Random thoughts on most things from A. M. Craig.

Friday, January 13, 2006

on the shoulders of Giants

Yesterday I went to a...devtional? It wasn't really the normal BYU Tuesday devotional, but it was the same kind of setting. Regardless of the title you give it, Truman G. Madsen was the keynote speaker. I am a big fan. There is a question that I have wanted to ask him for years, ever since listening to his lectures on the Prophet Joseph Smith. I thought there would never be a better opportunity to ask, so I went up afterwards and asked. He was shaking hands of various students that had come up to meet him for one reason or another. He came to me, said hello, thank you, shook my hand, and looked like he was ready to move on, but I hadn't asked my question yet, so I just started before he could leave. I hadn't even gotten to the question yet when he stopped me, said "I know where you are going with this, I get that question all the time. I didn't realize it would be such an issue when I first spoke about that, but I now have a form letter to answer it. Give me your address and I'll send it to you."
However, Everybody else there was so intrugued as to what the question was that he just repeated it and gave the answer on the spot.
Here is the letter he sent me.

Dear Austin:

Thanks for your encouragement.
Here is the rest of the story.

in Truman G. Madsen's, Joseph Smith, the Prophet, Bookcraft, 1989.

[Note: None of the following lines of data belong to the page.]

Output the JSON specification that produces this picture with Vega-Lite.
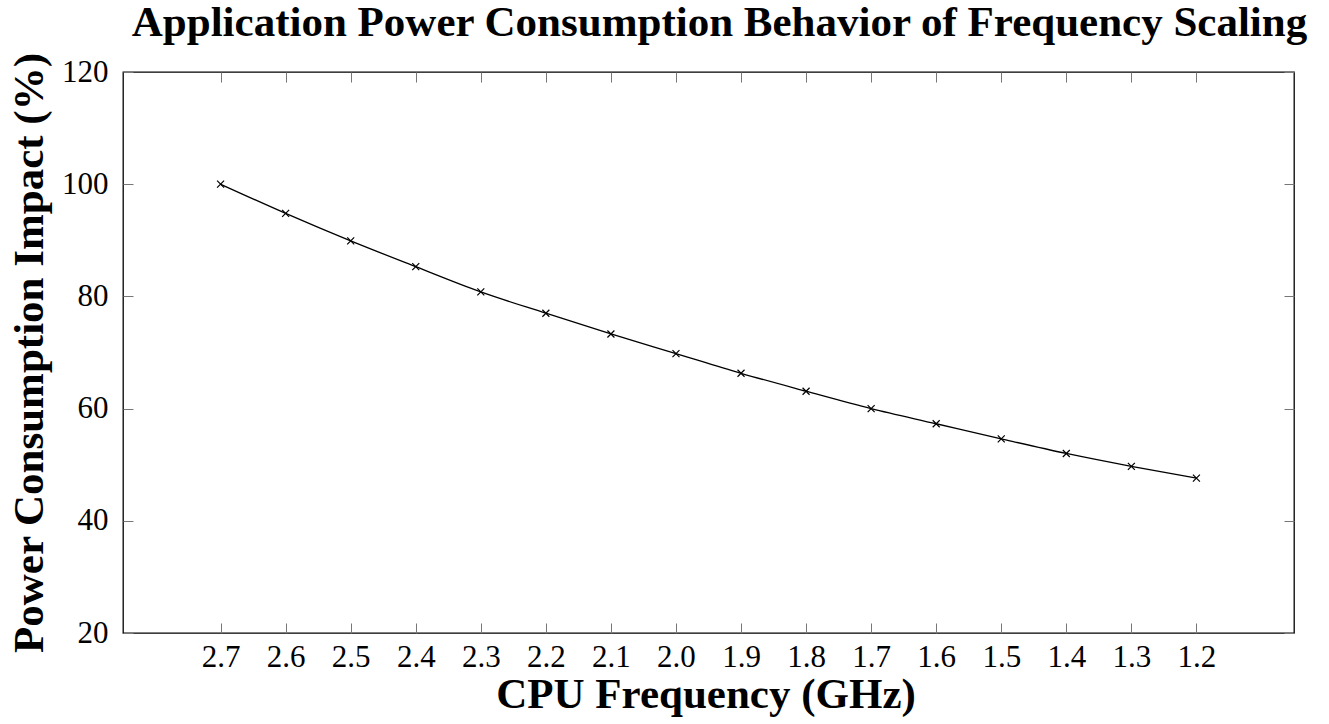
{
  "$schema": "https://vega.github.io/schema/vega-lite/v6.json",
  "autosize": {"type": "none"},
  "padding": {"left": 123, "top": 72, "right": 35, "bottom": 91},
  "width": 1171,
  "height": 561,
  "background": "white",
  "title": {
    "text": "Application Power Consumption Behavior of Frequency Scaling",
    "font": "Liberation Serif",
    "fontSize": 43,
    "fontWeight": "bold",
    "color": "black",
    "anchor": "middle",
    "baseline": "alphabetic",
    "offset": 37,
    "dx": 11,
    "dy": 64,
    "frame": "group"
  },
  "data": {
    "values": [
      {"frequency": 2.7, "power": 100.0},
      {"frequency": 2.6, "power": 94.8},
      {"frequency": 2.5, "power": 89.9},
      {"frequency": 2.4, "power": 85.3},
      {"frequency": 2.3, "power": 80.8},
      {"frequency": 2.2, "power": 77.0},
      {"frequency": 2.1, "power": 73.3},
      {"frequency": 2.0, "power": 69.8},
      {"frequency": 1.9, "power": 66.3},
      {"frequency": 1.8, "power": 63.1},
      {"frequency": 1.7, "power": 60.0},
      {"frequency": 1.6, "power": 57.3},
      {"frequency": 1.5, "power": 54.6},
      {"frequency": 1.4, "power": 52.0},
      {"frequency": 1.3, "power": 49.7},
      {"frequency": 1.2, "power": 47.6}
    ]
  },
  "layer": [
    {
      "mark": {"type": "line", "color": "black", "strokeWidth": 1.3, "interpolate": "monotone"},
      "encoding": {
        "x": {
          "field": "frequency",
          "type": "quantitative",
          "scale": {"domain": [1.05, 2.85], "reverse": true, "nice": false, "zero": false},
          "axis": {
            "orient": "bottom",
            "values": [1.2, 1.3, 1.4, 1.5, 1.6, 1.7, 1.8, 1.9, 2.0, 2.1, 2.2, 2.3, 2.4, 2.5, 2.6, 2.7],
            "format": ".1f",
            "tickSize": -10,
            "labelPadding": 19,
            "labelFlush": false,
            "labelOverlap": false,
            "title": "CPU Frequency (GHz)",
            "titleX": 582.5,
            "titleY": 74,
            "titleBaseline": "alphabetic",
            "titleAnchor": "middle"
          }
        },
        "y": {
          "field": "power",
          "type": "quantitative",
          "scale": {"domain": [20, 120], "nice": false, "zero": false},
          "axis": {
            "orient": "left",
            "values": [20, 40, 60, 80, 100, 120],
            "tickSize": -10,
            "labelPadding": 25,
            "labelFlush": false,
            "labelOverlap": false,
            "title": "Power Consumption Impact (%)",
            "titleX": -81,
            "titleY": 280.5,
            "titleAngle": -90,
            "titleBaseline": "alphabetic",
            "titleAnchor": "middle"
          }
        }
      }
    },
    {
      "mark": {"type": "point", "shape": "M-1,-1L1,1M-1,1L1,-1", "size": 49, "filled": false, "color": "black", "strokeWidth": 1.2, "opacity": 1},
      "encoding": {
        "x": {
          "field": "frequency",
          "type": "quantitative",
          "axis": {
            "orient": "top",
            "values": [1.2, 1.3, 1.4, 1.5, 1.6, 1.7, 1.8, 1.9, 2.0, 2.1, 2.2, 2.3, 2.4, 2.5, 2.6, 2.7],
            "tickSize": -10,
            "labels": false,
            "title": null
          }
        },
        "y": {
          "field": "power",
          "type": "quantitative",
          "axis": {
            "orient": "right",
            "values": [20, 40, 60, 80, 100, 120],
            "tickSize": -10,
            "labels": false,
            "title": null
          }
        }
      }
    }
  ],
  "resolve": {"axis": {"x": "independent", "y": "independent"}},
  "config": {
    "view": {"stroke": "black", "strokeWidth": 1.3},
    "axis": {
      "domain": false,
      "grid": false,
      "tickColor": "#777777",
      "tickWidth": 1,
      "labelFont": "Liberation Serif",
      "labelFontSize": 31,
      "labelColor": "black",
      "titleFont": "Liberation Serif",
      "titleFontSize": 43,
      "titleFontWeight": "bold",
      "titleColor": "black"
    }
  }
}
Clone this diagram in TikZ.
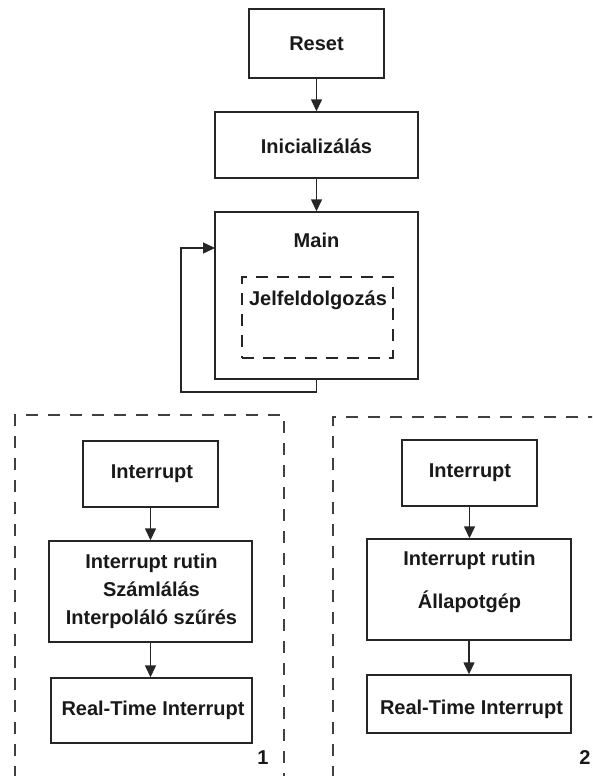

There was a beautiful moment when Dimick Huntington in a shoe shop was working on the Prophet's boots. The Prophet recounted things Dimick had done for him, mostly physical and comforting things—rowing the boat across the Mississippi until his hands were blistered, carrying messages, and as the scriptures have it, "hewing wood and drawing water." The Prophet expressed gratitude and finally said to Dimick, "Ask of me what you will, and it shall be given you, even if it be to the half of my kingdom." Dimick did not want to impoverish the Prophet. He asked something else. "Joseph," he said with his whole soul, "Joseph, I desire that where you and your father's house are [meaning in eternity] there I and my father's house may be also." The Prophet put his head down for a moment as if in meditation, and then looked up. "Dimick, in the name of Jesus Christ, it shall be even as you ask."3'

The father [should be brother as well as father] of Dimick was named William. One night the Prophet learned from Shadrack Roundy, who stood guard at his gate, that a mob was on the river. Shadrack Roundy's "rascal beater," which we would call a billy club, would not be enough against twenty men. The Prophet went down the street to William's house, woke him up, and said, "A mob is coming, counsel me." William said: "I know what to do. You climb in my bed. I'll go back and get in yours." That is what they did.
The mob came and dragged William out. Down by the river they discovered they had the wrong man. Their viciousness knew no bounds. In wrath, they "stripped him, roughed him up, tarred and feathered him, and herded him back into Nauvoo like a mad dog."32 When he finally staggered into his own home the Prophet embraced him and said with all the power of his soul, "Brother William, in the name of the Lord I promise you will never taste of death." That prophecy was fulfilled.33

p. 148 Notes and Sources to Chapter Three
32. "Brother Joseph," said William, "you were right to come. You get in my bed and don't you worry. The Lord will protect you." In the light of dawn the mob saw their mistake."When Brother Joseph saw what they had done [to William] he clasped him in his arms and said, 'Brother William, in the name of the Lord I promise you will never taste of death.' " (See Diary of Oliver B. Huntington, p. 9.)

33. William Huntington went west with the exodus and settled eventually in Springville, Utah. One night; forty-three years after the Nauvoo incident, just after going to bed he was conversing with his wife in the darkness. He said something and she replied. She said something and he did not reply. After two or three repetitions she lighted a lamp. Without a sigh or a shudder he had died. The family believed this was the fulfillment of Joseph's promise, which is universalized in the Doctrine and Covenants: "And it shall come to pass that those that die in me shall not taste of death, for it shall be sweet unto them; and they that die not in me, wo unto them, for their death is bitter" (D&C 42:46-47). See Diary of Oliver B. Huntington, vol. 2, p. 271, entry of March 19, 1887.


Natter said...

Why did you have to rub in the fact that you got to go to this and I didn't?

Emily said...

Was your question: Is William Huntington still alive, like unto the 3 Nephites?

Austin said...

my question was simply, Whats the rest of the story with William Huntington? I wasn't sure what to think of the statement he would not "taste of death".

Anonymous said...

The rest of the story is in his book as a footnote. He dies quietly with no pain years later in Utah at night while talking with his wife. So he never tastes the bitterness of death.